*Directive:*
Skip all pictures, then print the remaining material exactly.
--- Begin Dataset excerpt ---
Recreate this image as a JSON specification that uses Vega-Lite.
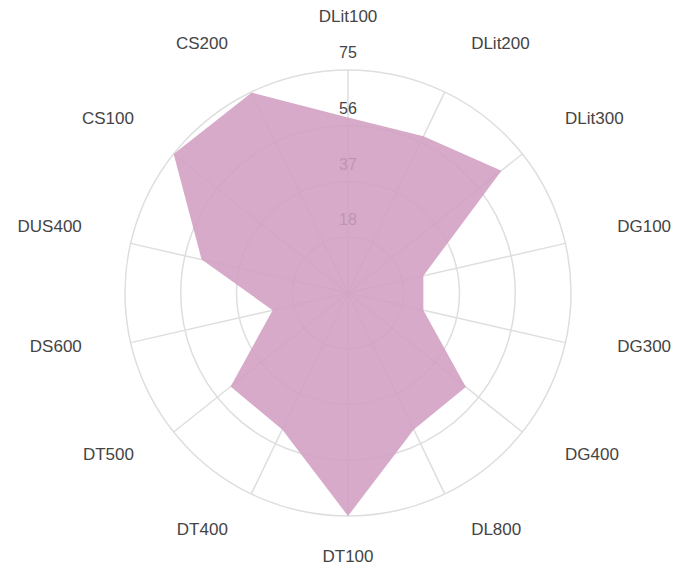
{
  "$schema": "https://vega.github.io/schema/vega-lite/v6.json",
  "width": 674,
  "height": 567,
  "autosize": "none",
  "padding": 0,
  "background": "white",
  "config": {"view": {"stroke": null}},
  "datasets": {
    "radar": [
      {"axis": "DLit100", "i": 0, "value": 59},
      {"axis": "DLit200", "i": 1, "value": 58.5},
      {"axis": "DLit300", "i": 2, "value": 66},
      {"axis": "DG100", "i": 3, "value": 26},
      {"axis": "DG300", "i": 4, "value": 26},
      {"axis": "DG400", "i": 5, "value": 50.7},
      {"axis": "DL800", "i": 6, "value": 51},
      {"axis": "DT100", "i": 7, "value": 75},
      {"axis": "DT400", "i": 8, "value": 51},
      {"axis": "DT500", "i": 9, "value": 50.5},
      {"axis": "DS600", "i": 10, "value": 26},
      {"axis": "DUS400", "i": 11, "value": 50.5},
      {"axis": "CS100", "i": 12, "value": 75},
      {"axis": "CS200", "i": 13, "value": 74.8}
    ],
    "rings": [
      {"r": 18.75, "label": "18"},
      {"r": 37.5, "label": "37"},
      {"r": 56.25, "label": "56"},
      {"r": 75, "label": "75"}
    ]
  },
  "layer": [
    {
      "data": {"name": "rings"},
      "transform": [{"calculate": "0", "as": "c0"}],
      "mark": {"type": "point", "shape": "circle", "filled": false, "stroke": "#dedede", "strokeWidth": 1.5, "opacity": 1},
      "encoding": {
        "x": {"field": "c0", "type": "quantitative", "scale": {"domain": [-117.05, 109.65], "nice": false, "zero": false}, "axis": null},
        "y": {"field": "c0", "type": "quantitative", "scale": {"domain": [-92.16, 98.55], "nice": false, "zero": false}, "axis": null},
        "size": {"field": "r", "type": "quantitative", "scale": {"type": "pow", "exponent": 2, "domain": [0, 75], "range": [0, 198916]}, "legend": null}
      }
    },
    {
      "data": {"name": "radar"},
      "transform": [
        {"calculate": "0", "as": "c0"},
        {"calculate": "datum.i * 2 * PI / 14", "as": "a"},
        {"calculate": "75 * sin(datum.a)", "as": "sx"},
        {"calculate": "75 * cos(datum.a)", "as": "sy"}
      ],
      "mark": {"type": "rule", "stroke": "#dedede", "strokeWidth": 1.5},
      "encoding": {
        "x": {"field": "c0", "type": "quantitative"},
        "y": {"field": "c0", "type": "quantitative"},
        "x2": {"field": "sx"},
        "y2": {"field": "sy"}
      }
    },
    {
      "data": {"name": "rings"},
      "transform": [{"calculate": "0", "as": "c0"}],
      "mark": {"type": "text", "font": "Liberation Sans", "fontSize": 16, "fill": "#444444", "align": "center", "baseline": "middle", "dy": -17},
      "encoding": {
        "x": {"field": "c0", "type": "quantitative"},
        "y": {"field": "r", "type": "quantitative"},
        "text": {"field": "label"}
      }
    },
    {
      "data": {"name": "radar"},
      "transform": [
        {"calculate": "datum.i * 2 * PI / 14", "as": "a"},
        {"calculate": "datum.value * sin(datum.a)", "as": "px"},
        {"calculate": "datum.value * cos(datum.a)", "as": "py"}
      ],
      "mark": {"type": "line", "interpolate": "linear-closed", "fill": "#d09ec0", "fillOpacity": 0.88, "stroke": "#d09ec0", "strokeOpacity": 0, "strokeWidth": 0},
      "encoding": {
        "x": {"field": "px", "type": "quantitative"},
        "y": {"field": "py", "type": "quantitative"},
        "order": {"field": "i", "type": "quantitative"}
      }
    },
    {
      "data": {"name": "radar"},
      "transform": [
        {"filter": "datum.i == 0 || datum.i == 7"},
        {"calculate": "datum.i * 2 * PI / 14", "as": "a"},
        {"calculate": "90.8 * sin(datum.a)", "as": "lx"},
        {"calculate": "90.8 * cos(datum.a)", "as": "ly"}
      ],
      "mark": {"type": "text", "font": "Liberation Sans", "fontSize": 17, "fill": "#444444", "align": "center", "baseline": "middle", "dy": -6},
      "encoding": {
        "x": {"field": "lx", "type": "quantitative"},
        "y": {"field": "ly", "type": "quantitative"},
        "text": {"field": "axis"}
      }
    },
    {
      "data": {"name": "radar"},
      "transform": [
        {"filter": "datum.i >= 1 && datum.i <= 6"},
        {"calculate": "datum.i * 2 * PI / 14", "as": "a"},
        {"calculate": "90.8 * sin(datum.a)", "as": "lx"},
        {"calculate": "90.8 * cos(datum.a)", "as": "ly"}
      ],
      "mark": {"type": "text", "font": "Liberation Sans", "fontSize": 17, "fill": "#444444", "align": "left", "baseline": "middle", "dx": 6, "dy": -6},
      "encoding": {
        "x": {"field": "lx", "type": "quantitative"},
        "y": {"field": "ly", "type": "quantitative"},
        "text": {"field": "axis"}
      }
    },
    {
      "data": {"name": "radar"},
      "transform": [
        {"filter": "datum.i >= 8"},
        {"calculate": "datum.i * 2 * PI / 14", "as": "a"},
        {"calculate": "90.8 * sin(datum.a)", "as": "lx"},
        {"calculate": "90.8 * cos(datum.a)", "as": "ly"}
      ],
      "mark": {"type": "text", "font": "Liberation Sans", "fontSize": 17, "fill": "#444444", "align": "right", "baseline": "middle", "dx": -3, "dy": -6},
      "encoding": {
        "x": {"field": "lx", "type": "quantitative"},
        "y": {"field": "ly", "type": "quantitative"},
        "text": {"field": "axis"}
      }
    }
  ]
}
--- End Dataset excerpt ---
*Task output:*
Recreate this image as a JSON specification that uses Vega-Lite.
{
  "$schema": "https://vega.github.io/schema/vega-lite/v6.json",
  "width": 674,
  "height": 567,
  "autosize": "none",
  "padding": 0,
  "background": "white",
  "config": {"view": {"stroke": null}},
  "datasets": {
    "radar": [
      {"axis": "DLit100", "i": 0, "value": 59},
      {"axis": "DLit200", "i": 1, "value": 58.5},
      {"axis": "DLit300", "i": 2, "value": 66},
      {"axis": "DG100", "i": 3, "value": 26},
      {"axis": "DG300", "i": 4, "value": 26},
      {"axis": "DG400", "i": 5, "value": 50.7},
      {"axis": "DL800", "i": 6, "value": 51},
      {"axis": "DT100", "i": 7, "value": 75},
      {"axis": "DT400", "i": 8, "value": 51},
      {"axis": "DT500", "i": 9, "value": 50.5},
      {"axis": "DS600", "i": 10, "value": 26},
      {"axis": "DUS400", "i": 11, "value": 50.5},
      {"axis": "CS100", "i": 12, "value": 75},
      {"axis": "CS200", "i": 13, "value": 74.8}
    ],
    "rings": [
      {"r": 18.75, "label": "18"},
      {"r": 37.5, "label": "37"},
      {"r": 56.25, "label": "56"},
      {"r": 75, "label": "75"}
    ]
  },
  "layer": [
    {
      "data": {"name": "rings"},
      "transform": [{"calculate": "0", "as": "c0"}],
      "mark": {"type": "point", "shape": "circle", "filled": false, "stroke": "#dedede", "strokeWidth": 1.5, "opacity": 1},
      "encoding": {
        "x": {"field": "c0", "type": "quantitative", "scale": {"domain": [-117.05, 109.65], "nice": false, "zero": false}, "axis": null},
        "y": {"field": "c0", "type": "quantitative", "scale": {"domain": [-92.16, 98.55], "nice": false, "zero": false}, "axis": null},
        "size": {"field": "r", "type": "quantitative", "scale": {"type": "pow", "exponent": 2, "domain": [0, 75], "range": [0, 198916]}, "legend": null}
      }
    },
    {
      "data": {"name": "radar"},
      "transform": [
        {"calculate": "0", "as": "c0"},
        {"calculate": "datum.i * 2 * PI / 14", "as": "a"},
        {"calculate": "75 * sin(datum.a)", "as": "sx"},
        {"calculate": "75 * cos(datum.a)", "as": "sy"}
      ],
      "mark": {"type": "rule", "stroke": "#dedede", "strokeWidth": 1.5},
      "encoding": {
        "x": {"field": "c0", "type": "quantitative"},
        "y": {"field": "c0", "type": "quantitative"},
        "x2": {"field": "sx"},
        "y2": {"field": "sy"}
      }
    },
    {
      "data": {"name": "rings"},
      "transform": [{"calculate": "0", "as": "c0"}],
      "mark": {"type": "text", "font": "Liberation Sans", "fontSize": 16, "fill": "#444444", "align": "center", "baseline": "middle", "dy": -17},
      "encoding": {
        "x": {"field": "c0", "type": "quantitative"},
        "y": {"field": "r", "type": "quantitative"},
        "text": {"field": "label"}
      }
    },
    {
      "data": {"name": "radar"},
      "transform": [
        {"calculate": "datum.i * 2 * PI / 14", "as": "a"},
        {"calculate": "datum.value * sin(datum.a)", "as": "px"},
        {"calculate": "datum.value * cos(datum.a)", "as": "py"}
      ],
      "mark": {"type": "line", "interpolate": "linear-closed", "fill": "#d09ec0", "fillOpacity": 0.88, "stroke": "#d09ec0", "strokeOpacity": 0, "strokeWidth": 0},
      "encoding": {
        "x": {"field": "px", "type": "quantitative"},
        "y": {"field": "py", "type": "quantitative"},
        "order": {"field": "i", "type": "quantitative"}
      }
    },
    {
      "data": {"name": "radar"},
      "transform": [
        {"filter": "datum.i == 0 || datum.i == 7"},
        {"calculate": "datum.i * 2 * PI / 14", "as": "a"},
        {"calculate": "90.8 * sin(datum.a)", "as": "lx"},
        {"calculate": "90.8 * cos(datum.a)", "as": "ly"}
      ],
      "mark": {"type": "text", "font": "Liberation Sans", "fontSize": 17, "fill": "#444444", "align": "center", "baseline": "middle", "dy": -6},
      "encoding": {
        "x": {"field": "lx", "type": "quantitative"},
        "y": {"field": "ly", "type": "quantitative"},
        "text": {"field": "axis"}
      }
    },
    {
      "data": {"name": "radar"},
      "transform": [
        {"filter": "datum.i >= 1 && datum.i <= 6"},
        {"calculate": "datum.i * 2 * PI / 14", "as": "a"},
        {"calculate": "90.8 * sin(datum.a)", "as": "lx"},
        {"calculate": "90.8 * cos(datum.a)", "as": "ly"}
      ],
      "mark": {"type": "text", "font": "Liberation Sans", "fontSize": 17, "fill": "#444444", "align": "left", "baseline": "middle", "dx": 6, "dy": -6},
      "encoding": {
        "x": {"field": "lx", "type": "quantitative"},
        "y": {"field": "ly", "type": "quantitative"},
        "text": {"field": "axis"}
      }
    },
    {
      "data": {"name": "radar"},
      "transform": [
        {"filter": "datum.i >= 8"},
        {"calculate": "datum.i * 2 * PI / 14", "as": "a"},
        {"calculate": "90.8 * sin(datum.a)", "as": "lx"},
        {"calculate": "90.8 * cos(datum.a)", "as": "ly"}
      ],
      "mark": {"type": "text", "font": "Liberation Sans", "fontSize": 17, "fill": "#444444", "align": "right", "baseline": "middle", "dx": -3, "dy": -6},
      "encoding": {
        "x": {"field": "lx", "type": "quantitative"},
        "y": {"field": "ly", "type": "quantitative"},
        "text": {"field": "axis"}
      }
    }
  ]
}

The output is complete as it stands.